───── Provided data ─────

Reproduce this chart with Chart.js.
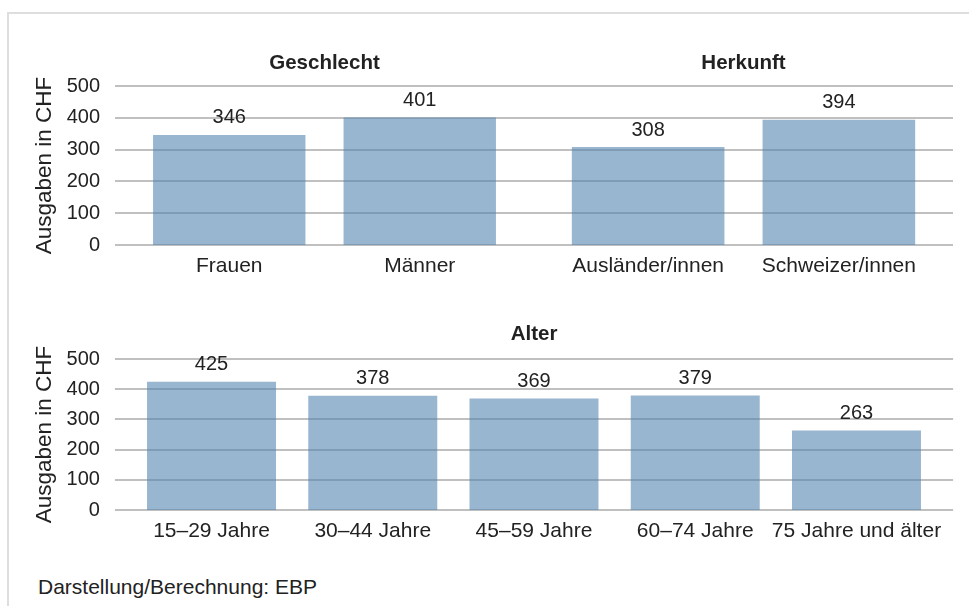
<!DOCTYPE html>
<html>
<head>
<meta charset="utf-8">
<script src="https://cdn.jsdelivr.net/npm/chart.js@4.4.0/dist/chart.umd.min.js"></script>
<style>
	body { margin: 0; background: #fff; width: 969px; height: 606px; overflow: hidden; position: relative; font-family: "Liberation Sans", Arial, sans-serif; }
	.frame { position: absolute; left: 7px; top: 12px; width: 1000px; height: 700px; border: 2px solid #dedede; }
	.box { position: absolute; }
	#footer { position: absolute; left: 38px; top: 575px; font-size: 21px; line-height: 24px; color: #222; }
</style>
</head>
<body>
<div class="frame"></div>
<div class="box" style="left:0;top:0;width:534px;height:300px"><canvas id="geschlechtChart"></canvas></div>
<div class="box" style="left:534px;top:0;width:435px;height:300px"><canvas id="herkunftChart"></canvas></div>
<div class="box" style="left:0;top:300px;width:969px;height:253px"><canvas id="alterChart"></canvas></div>
<div id="footer">Darstellung/Berechnung: EBP</div>
<script>
// data
const geschlechtLabels = ['Frauen', 'Männer'];
const geschlechtValues = [346, 401];

const herkunftLabels = ['Ausländer/innen', 'Schweizer/innen'];
const herkunftValues = [308, 394];

const alterLabels = ['15–29 Jahre', '30–44 Jahre', '45–59 Jahre', '60–74 Jahre', '75 Jahre und älter'];
const alterValues = [425, 378, 369, 379, 263];

const yTicks = [0, 100, 200, 300, 400, 500];
const yTitle = 'Ausgaben in CHF';

Chart.defaults.font.family = '"Liberation Sans", Arial, sans-serif';
Chart.defaults.color = '#222';

// horizontal grid lines, a bit wider than the bar area (like the Excel original)
const wideGrid = {
	id: 'wideGrid',
	beforeDatasetsDraw(chart, args, opts) {
		const { ctx, chartArea: { left, right }, scales: { y } } = chart;
		ctx.save();
		ctx.strokeStyle = '#c0c0c0';
		ctx.lineWidth = 2;
		yTicks.forEach(v => {
			const py = Math.round(y.getPixelForValue(v));
			ctx.beginPath();
			ctx.moveTo(left - opts.ext, py);
			ctx.lineTo(right + opts.ext, py);
			ctx.stroke();
		});
		ctx.restore();
	}
};

// numbers above the bars
const valueLabels = {
	id: 'valueLabels',
	afterDatasetsDraw(chart) {
		const { ctx, data } = chart;
		ctx.save();
		ctx.font = '20px "Liberation Sans", Arial, sans-serif';
		ctx.fillStyle = '#222';
		ctx.textAlign = 'center';
		ctx.textBaseline = 'middle';
		data.datasets.forEach((dataset, i) => {
			chart.getDatasetMeta(i).data.forEach((bar, index) => {
				ctx.fillText(dataset.data[index], bar.x, bar.y - 17);
			});
		});
		ctx.restore();
	}
};

const createPanel = (id, labels, values, title, p) => {
	const ctx = document.getElementById(id).getContext('2d');
	return new Chart(ctx, {
		type: 'bar',
		data: {
			labels: labels,
			datasets: [{
				data: values,
				backgroundColor: 'rgba(79, 129, 175, 0.58)',
				borderWidth: 0,
				categoryPercentage: 1,
				barPercentage: 0.8
			}]
		},
		options: {
			responsive: true,
			maintainAspectRatio: false,
			animation: false,
			layout: { padding: { top: p.padTop, left: p.padLeft, right: p.padRight, bottom: 0 } },
			plugins: {
				legend: { display: false },
				tooltip: { enabled: false },
				title: {
					display: true,
					text: title,
					fullSize: false,
					font: { size: 20.5, weight: 'bold' },
					color: '#222',
					padding: { top: 0, bottom: p.titleGap }
				},
				wideGrid: { ext: p.ext }
			},
			scales: {
				x: {
					grid: { display: false, drawTicks: false, tickLength: 0 },
					border: { display: false },
					ticks: { font: { size: 21 }, padding: 9, maxRotation: 0, minRotation: 0, autoSkip: false },
					afterFit(scale) { scale.height = p.xHeight; }
				},
				y: {
					display: p.showY,
					min: 0,
					max: 500,
					grid: { display: false, drawTicks: false, tickLength: 0 },
					border: { display: false },
					ticks: { stepSize: 100, font: { size: 20 }, padding: p.tickPad },
					title: {
						display: true,
						text: yTitle,
						font: { size: 22.5 },
						color: '#222',
						padding: { top: 31.5, bottom: 0 }
					},
					afterFit(scale) { if (p.showY) scale.width = p.yWidth; }
				}
			}
		},
		plugins: [wideGrid, valueLabels]
	});
};

createPanel('geschlechtChart', geschlechtLabels, geschlechtValues, 'Geschlecht', {
	showY: true, yWidth: 134, tickPad: 34, padTop: 50.7, titleGap: 10.7,
	padLeft: 0, padRight: 19, xHeight: 55, ext: 19
});

createPanel('herkunftChart', herkunftLabels, herkunftValues, 'Herkunft', {
	showY: false, yWidth: 0, tickPad: 0, padTop: 50.7, titleGap: 10.7,
	padLeft: 18.75, padRight: 34.75, xHeight: 55, ext: 18.75
});

createPanel('alterChart', alterLabels, alterValues, 'Alter', {
	showY: true, yWidth: 130.9, tickPad: 31, padTop: 21.7, titleGap: 12.7,
	padLeft: 0, padRight: 31.9, xHeight: 43, ext: 16
});
</script>
</body>
</html>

─────

■ What you need to do: Return the material word for word. Pictures are not part of the copy.

■ Complete output:
Reproduce this chart with Chart.js.
<!DOCTYPE html>
<html>
<head>
<meta charset="utf-8">
<script src="https://cdn.jsdelivr.net/npm/chart.js@4.4.0/dist/chart.umd.min.js"></script>
<style>
	body { margin: 0; background: #fff; width: 969px; height: 606px; overflow: hidden; position: relative; font-family: "Liberation Sans", Arial, sans-serif; }
	.frame { position: absolute; left: 7px; top: 12px; width: 1000px; height: 700px; border: 2px solid #dedede; }
	.box { position: absolute; }
	#footer { position: absolute; left: 38px; top: 575px; font-size: 21px; line-height: 24px; color: #222; }
</style>
</head>
<body>
<div class="frame"></div>
<div class="box" style="left:0;top:0;width:534px;height:300px"><canvas id="geschlechtChart"></canvas></div>
<div class="box" style="left:534px;top:0;width:435px;height:300px"><canvas id="herkunftChart"></canvas></div>
<div class="box" style="left:0;top:300px;width:969px;height:253px"><canvas id="alterChart"></canvas></div>
<div id="footer">Darstellung/Berechnung: EBP</div>
<script>
// data
const geschlechtLabels = ['Frauen', 'Männer'];
const geschlechtValues = [346, 401];

const herkunftLabels = ['Ausländer/innen', 'Schweizer/innen'];
const herkunftValues = [308, 394];

const alterLabels = ['15–29 Jahre', '30–44 Jahre', '45–59 Jahre', '60–74 Jahre', '75 Jahre und älter'];
const alterValues = [425, 378, 369, 379, 263];

const yTicks = [0, 100, 200, 300, 400, 500];
const yTitle = 'Ausgaben in CHF';

Chart.defaults.font.family = '"Liberation Sans", Arial, sans-serif';
Chart.defaults.color = '#222';

// horizontal grid lines, a bit wider than the bar area (like the Excel original)
const wideGrid = {
	id: 'wideGrid',
	beforeDatasetsDraw(chart, args, opts) {
		const { ctx, chartArea: { left, right }, scales: { y } } = chart;
		ctx.save();
		ctx.strokeStyle = '#c0c0c0';
		ctx.lineWidth = 2;
		yTicks.forEach(v => {
			const py = Math.round(y.getPixelForValue(v));
			ctx.beginPath();
			ctx.moveTo(left - opts.ext, py);
			ctx.lineTo(right + opts.ext, py);
			ctx.stroke();
		});
		ctx.restore();
	}
};

// numbers above the bars
const valueLabels = {
	id: 'valueLabels',
	afterDatasetsDraw(chart) {
		const { ctx, data } = chart;
		ctx.save();
		ctx.font = '20px "Liberation Sans", Arial, sans-serif';
		ctx.fillStyle = '#222';
		ctx.textAlign = 'center';
		ctx.textBaseline = 'middle';
		data.datasets.forEach((dataset, i) => {
			chart.getDatasetMeta(i).data.forEach((bar, index) => {
				ctx.fillText(dataset.data[index], bar.x, bar.y - 17);
			});
		});
		ctx.restore();
	}
};

const createPanel = (id, labels, values, title, p) => {
	const ctx = document.getElementById(id).getContext('2d');
	return new Chart(ctx, {
		type: 'bar',
		data: {
			labels: labels,
			datasets: [{
				data: values,
				backgroundColor: 'rgba(79, 129, 175, 0.58)',
				borderWidth: 0,
				categoryPercentage: 1,
				barPercentage: 0.8
			}]
		},
		options: {
			responsive: true,
			maintainAspectRatio: false,
			animation: false,
			layout: { padding: { top: p.padTop, left: p.padLeft, right: p.padRight, bottom: 0 } },
			plugins: {
				legend: { display: false },
				tooltip: { enabled: false },
				title: {
					display: true,
					text: title,
					fullSize: false,
					font: { size: 20.5, weight: 'bold' },
					color: '#222',
					padding: { top: 0, bottom: p.titleGap }
				},
				wideGrid: { ext: p.ext }
			},
			scales: {
				x: {
					grid: { display: false, drawTicks: false, tickLength: 0 },
					border: { display: false },
					ticks: { font: { size: 21 }, padding: 9, maxRotation: 0, minRotation: 0, autoSkip: false },
					afterFit(scale) { scale.height = p.xHeight; }
				},
				y: {
					display: p.showY,
					min: 0,
					max: 500,
					grid: { display: false, drawTicks: false, tickLength: 0 },
					border: { display: false },
					ticks: { stepSize: 100, font: { size: 20 }, padding: p.tickPad },
					title: {
						display: true,
						text: yTitle,
						font: { size: 22.5 },
						color: '#222',
						padding: { top: 31.5, bottom: 0 }
					},
					afterFit(scale) { if (p.showY) scale.width = p.yWidth; }
				}
			}
		},
		plugins: [wideGrid, valueLabels]
	});
};

createPanel('geschlechtChart', geschlechtLabels, geschlechtValues, 'Geschlecht', {
	showY: true, yWidth: 134, tickPad: 34, padTop: 50.7, titleGap: 10.7,
	padLeft: 0, padRight: 19, xHeight: 55, ext: 19
});

createPanel('herkunftChart', herkunftLabels, herkunftValues, 'Herkunft', {
	showY: false, yWidth: 0, tickPad: 0, padTop: 50.7, titleGap: 10.7,
	padLeft: 18.75, padRight: 34.75, xHeight: 55, ext: 18.75
});

createPanel('alterChart', alterLabels, alterValues, 'Alter', {
	showY: true, yWidth: 130.9, tickPad: 31, padTop: 21.7, titleGap: 12.7,
	padLeft: 0, padRight: 31.9, xHeight: 43, ext: 16
});
</script>
</body>
</html>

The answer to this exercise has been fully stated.